Television broadcasters have long been able to track their shows’ popularity. But a new bill introduced in Congress last week aims to regulate technology that would go even farther by using actual cameras and microphones on TV set-top boxes or DVRs to record viewers’ reactions to advertisements.
On June 13, the We Are Watching You Act (H.R. 2356) was introduced by Representatives Walter B. Jones (R-N.C.) and Michael Capuano (D-Mass.). That bill, if enacted, would require companies to obtain viewer consent before using surveillance devices embedded in set-top boxes and DVRs to track people’s moods and reactions. The cameras and microphones would send cable companies data on the audience’s activities, including comments, facial expressions, food consumption, and general moods, as well as their age and gender. According to Congressman Capuano, such technology is not yet in use—last year, the U.S. Patent and Trademark Office rejected one company’s patent application for such a system, and other companies have also reportedly explored similar technology. But the two lawmakers hope to put regulations in place preemptively, informing consumers and allowing them to opt out of such surveillance should it become a reality. Said Congressman Capuano, “[t]his may sound preposterous, but it is neither a joke nor an exaggeration. These DVRs would essentially observe consumers as they watch television as a way to super-target ads. It is an incredible invasion of privacy.”
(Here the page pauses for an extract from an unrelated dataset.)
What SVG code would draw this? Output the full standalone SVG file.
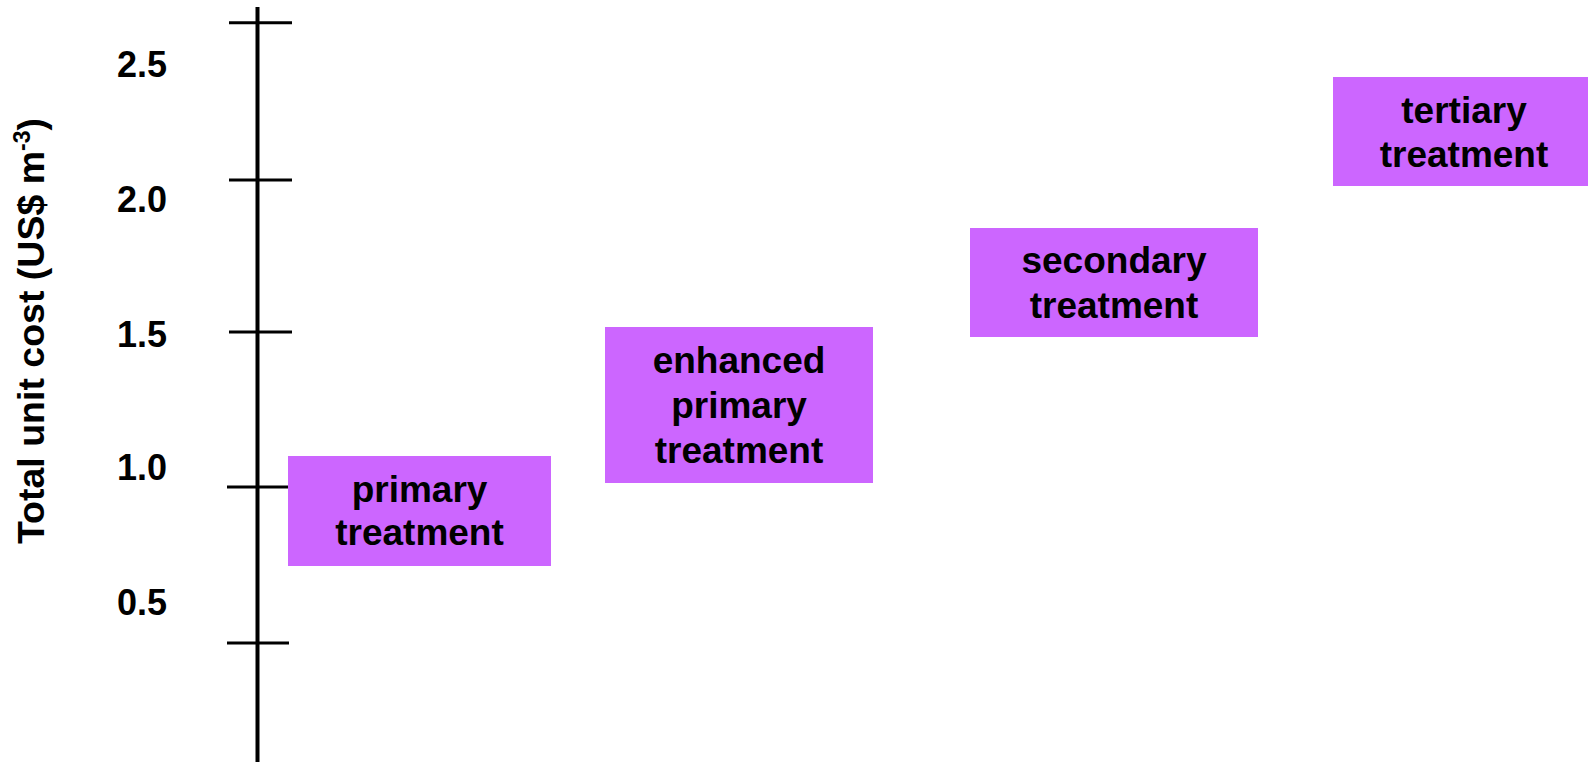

In the wake of revelations about the NSA’s PRISM program, bills such as H.R. 2356 address a growing sense of consumer unease about how consumer data is collected and used. Though the applicant for the patent said that “such futuristic patent filings by innovators are routine,” such a system would almost certainly draw the ire of some consumers and public interest groups. The passage of this bill is not likely, but it highlights the fact that implementing innovative targeted advertising strategies in TV will continue to be a challenge for the ad industry. It’s important for companies operating in this space to strike a balance between technological innovation and consumer privacy interests.